*MATERIAL PROVIDED*
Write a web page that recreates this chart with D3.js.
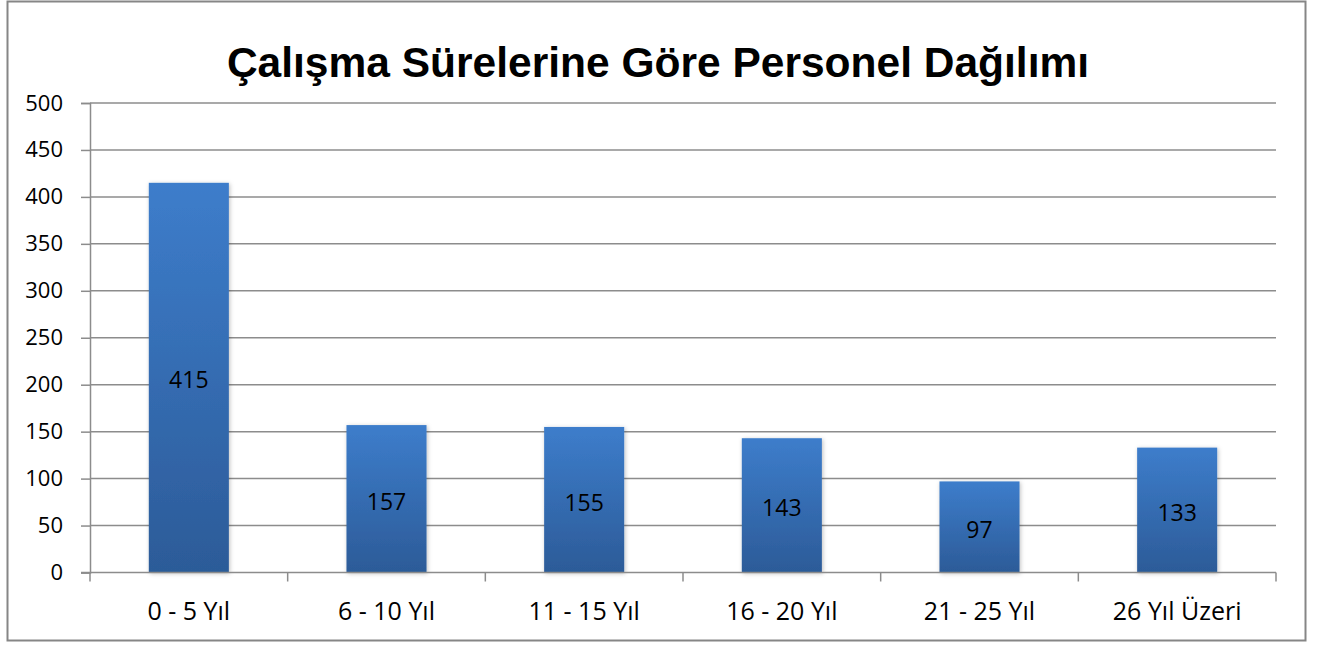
<!DOCTYPE html>
<html>
<head>
<meta charset="utf-8">
<script src="https://cdn.jsdelivr.net/npm/d3@7"></script>
<style>
  body { margin: 0; background: #fff; }
  text { font-family: "Open Sans", "Noto Sans", sans-serif; }
</style>
</head>
<body>
<div id="chart"></div>
<script>
// chart data
var categories = ["0 - 5 Yıl", "6 - 10 Yıl", "11 - 15 Yıl", "16 - 20 Yıl", "21 - 25 Yıl", "26 Yıl Üzeri"];
var values = [415, 157, 155, 143, 97, 133];
var yTicks = [0, 50, 100, 150, 200, 250, 300, 350, 400, 450, 500];
var title = "Çalışma Sürelerine Göre Personel Dağılımı";

var W = 1326, H = 645;
var margin = {top: 103, right: 50, bottom: 72.5, left: 90},
    width = W - margin.left - margin.right,
    height = H - margin.top - margin.bottom;

var svg = d3.select("#chart").append("svg")
    .attr("width", W)
    .attr("height", H);

// gradient for bars
var defs = svg.append("defs");
var grad = defs.append("linearGradient")
    .attr("id", "barGrad")
    .attr("x1", 0).attr("y1", 0).attr("x2", 0).attr("y2", 1);
grad.append("stop").attr("offset", "0%").attr("stop-color", "#3d7dcb");
grad.append("stop").attr("offset", "100%").attr("stop-color", "#2c5b98");

var shadow = defs.append("filter").attr("id", "shadow")
    .attr("x", "-20%").attr("y", "-5%").attr("width", "140%").attr("height", "115%");
shadow.append("feDropShadow")
    .attr("dx", 1).attr("dy", 1).attr("stdDeviation", 2)
    .attr("flood-color", "#000").attr("flood-opacity", 0.25);

// outer border
svg.append("rect")
    .attr("x", 7.5).attr("y", 1.5)
    .attr("width", 1298).attr("height", 639)
    .attr("fill", "none")
    .attr("stroke", "#868686")
    .attr("stroke-width", 2);

// title
svg.append("text")
    .attr("x", 658)
    .attr("y", 77)
    .attr("text-anchor", "middle")
    .style("font-family", "'Liberation Sans', Arial, sans-serif")
    .style("font-weight", "bold")
    .style("font-size", "42.5px")
    .text(title);

var g = svg.append("g")
    .attr("transform", "translate(" + margin.left + "," + margin.top + ")");

var x = d3.scaleBand()
    .domain(categories)
    .range([0, width])
    .paddingInner(0.595)
    .paddingOuter(0.2975);

var xOuter = d3.scaleBand()
    .domain(categories)
    .range([0, width]);

var y = d3.scaleLinear()
    .domain([0, 500])
    .range([height, 0]);

// gridlines
g.append("g")
    .selectAll("line")
    .data(yTicks.filter(function(d) { return d > 0; }))
    .enter().append("line")
    .attr("x1", 0).attr("x2", width)
    .attr("y1", function(d) { return y(d); })
    .attr("y2", function(d) { return y(d); })
    .attr("stroke", "#8c8c8c")
    .attr("stroke-width", 1.5);

// Y axis
var yAxis = g.append("g")
    .call(d3.axisLeft(y).tickValues(yTicks).tickSize(9).tickPadding(18));
yAxis.select(".domain").attr("stroke", "#8c8c8c").attr("stroke-width", 1.5);
yAxis.selectAll(".tick line").attr("stroke", "#8c8c8c").attr("stroke-width", 1.5);
yAxis.selectAll(".tick text")
    .attr("fill", "#000")
    .style("font-size", "22px")
    .style("font-family", "'Open Sans', sans-serif");

// bars
g.selectAll("rect.bar")
    .data(values)
    .enter().append("rect")
    .attr("class", "bar")
    .attr("x", function(d, i) { return x(categories[i]); })
    .attr("y", function(d) { return y(d); })
    .attr("width", x.bandwidth())
    .attr("height", function(d) { return height - y(d); })
    .attr("fill", "url(#barGrad)")
    .attr("filter", "url(#shadow)");

// X axis (ticks at category boundaries)
var xAxisG = g.append("g")
    .attr("transform", "translate(0," + height + ")");
xAxisG.append("line")
    .attr("x1", -9).attr("x2", width)
    .attr("y1", 0).attr("y2", 0)
    .attr("stroke", "#8c8c8c").attr("stroke-width", 1.5);
var bounds = categories.map(function(c) { return xOuter(c); }).concat([width]);
xAxisG.selectAll("line.tk")
    .data(bounds)
    .enter().append("line")
    .attr("class", "tk")
    .attr("x1", function(d) { return d; })
    .attr("x2", function(d) { return d; })
    .attr("y1", 0).attr("y2", 9)
    .attr("stroke", "#8c8c8c").attr("stroke-width", 1.5);
xAxisG.selectAll("text")
    .data(categories)
    .enter().append("text")
    .attr("x", function(d) { return xOuter(d) + xOuter.bandwidth() / 2; })
    .attr("y", 47)
    .attr("text-anchor", "middle")
    .style("font-size", "25px")
    .attr("fill", "#000")
    .text(function(d) { return d; });

// value labels
g.selectAll("text.val")
    .data(values)
    .enter().append("text")
    .attr("class", "val")
    .attr("x", function(d, i) { return x(categories[i]) + x.bandwidth() / 2; })
    .attr("y", function(d) { return y(d / 2); })
    .attr("dy", "0.47em")
    .attr("text-anchor", "middle")
    .style("font-size", "23px")
    .attr("fill", "#000")
    .text(function(d) { return d; });
</script>
</body>
</html>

*DIRECTIONS FOR THIS TASK*
Please write out all the data again word for word, but not the pictures.

*RESPONSE TO THIS EXERCISE*
Write a web page that recreates this chart with D3.js.
<!DOCTYPE html>
<html>
<head>
<meta charset="utf-8">
<script src="https://cdn.jsdelivr.net/npm/d3@7"></script>
<style>
  body { margin: 0; background: #fff; }
  text { font-family: "Open Sans", "Noto Sans", sans-serif; }
</style>
</head>
<body>
<div id="chart"></div>
<script>
// chart data
var categories = ["0 - 5 Yıl", "6 - 10 Yıl", "11 - 15 Yıl", "16 - 20 Yıl", "21 - 25 Yıl", "26 Yıl Üzeri"];
var values = [415, 157, 155, 143, 97, 133];
var yTicks = [0, 50, 100, 150, 200, 250, 300, 350, 400, 450, 500];
var title = "Çalışma Sürelerine Göre Personel Dağılımı";

var W = 1326, H = 645;
var margin = {top: 103, right: 50, bottom: 72.5, left: 90},
    width = W - margin.left - margin.right,
    height = H - margin.top - margin.bottom;

var svg = d3.select("#chart").append("svg")
    .attr("width", W)
    .attr("height", H);

// gradient for bars
var defs = svg.append("defs");
var grad = defs.append("linearGradient")
    .attr("id", "barGrad")
    .attr("x1", 0).attr("y1", 0).attr("x2", 0).attr("y2", 1);
grad.append("stop").attr("offset", "0%").attr("stop-color", "#3d7dcb");
grad.append("stop").attr("offset", "100%").attr("stop-color", "#2c5b98");

var shadow = defs.append("filter").attr("id", "shadow")
    .attr("x", "-20%").attr("y", "-5%").attr("width", "140%").attr("height", "115%");
shadow.append("feDropShadow")
    .attr("dx", 1).attr("dy", 1).attr("stdDeviation", 2)
    .attr("flood-color", "#000").attr("flood-opacity", 0.25);

// outer border
svg.append("rect")
    .attr("x", 7.5).attr("y", 1.5)
    .attr("width", 1298).attr("height", 639)
    .attr("fill", "none")
    .attr("stroke", "#868686")
    .attr("stroke-width", 2);

// title
svg.append("text")
    .attr("x", 658)
    .attr("y", 77)
    .attr("text-anchor", "middle")
    .style("font-family", "'Liberation Sans', Arial, sans-serif")
    .style("font-weight", "bold")
    .style("font-size", "42.5px")
    .text(title);

var g = svg.append("g")
    .attr("transform", "translate(" + margin.left + "," + margin.top + ")");

var x = d3.scaleBand()
    .domain(categories)
    .range([0, width])
    .paddingInner(0.595)
    .paddingOuter(0.2975);

var xOuter = d3.scaleBand()
    .domain(categories)
    .range([0, width]);

var y = d3.scaleLinear()
    .domain([0, 500])
    .range([height, 0]);

// gridlines
g.append("g")
    .selectAll("line")
    .data(yTicks.filter(function(d) { return d > 0; }))
    .enter().append("line")
    .attr("x1", 0).attr("x2", width)
    .attr("y1", function(d) { return y(d); })
    .attr("y2", function(d) { return y(d); })
    .attr("stroke", "#8c8c8c")
    .attr("stroke-width", 1.5);

// Y axis
var yAxis = g.append("g")
    .call(d3.axisLeft(y).tickValues(yTicks).tickSize(9).tickPadding(18));
yAxis.select(".domain").attr("stroke", "#8c8c8c").attr("stroke-width", 1.5);
yAxis.selectAll(".tick line").attr("stroke", "#8c8c8c").attr("stroke-width", 1.5);
yAxis.selectAll(".tick text")
    .attr("fill", "#000")
    .style("font-size", "22px")
    .style("font-family", "'Open Sans', sans-serif");

// bars
g.selectAll("rect.bar")
    .data(values)
    .enter().append("rect")
    .attr("class", "bar")
    .attr("x", function(d, i) { return x(categories[i]); })
    .attr("y", function(d) { return y(d); })
    .attr("width", x.bandwidth())
    .attr("height", function(d) { return height - y(d); })
    .attr("fill", "url(#barGrad)")
    .attr("filter", "url(#shadow)");

// X axis (ticks at category boundaries)
var xAxisG = g.append("g")
    .attr("transform", "translate(0," + height + ")");
xAxisG.append("line")
    .attr("x1", -9).attr("x2", width)
    .attr("y1", 0).attr("y2", 0)
    .attr("stroke", "#8c8c8c").attr("stroke-width", 1.5);
var bounds = categories.map(function(c) { return xOuter(c); }).concat([width]);
xAxisG.selectAll("line.tk")
    .data(bounds)
    .enter().append("line")
    .attr("class", "tk")
    .attr("x1", function(d) { return d; })
    .attr("x2", function(d) { return d; })
    .attr("y1", 0).attr("y2", 9)
    .attr("stroke", "#8c8c8c").attr("stroke-width", 1.5);
xAxisG.selectAll("text")
    .data(categories)
    .enter().append("text")
    .attr("x", function(d) { return xOuter(d) + xOuter.bandwidth() / 2; })
    .attr("y", 47)
    .attr("text-anchor", "middle")
    .style("font-size", "25px")
    .attr("fill", "#000")
    .text(function(d) { return d; });

// value labels
g.selectAll("text.val")
    .data(values)
    .enter().append("text")
    .attr("class", "val")
    .attr("x", function(d, i) { return x(categories[i]) + x.bandwidth() / 2; })
    .attr("y", function(d) { return y(d / 2); })
    .attr("dy", "0.47em")
    .attr("text-anchor", "middle")
    .style("font-size", "23px")
    .attr("fill", "#000")
    .text(function(d) { return d; });
</script>
</body>
</html>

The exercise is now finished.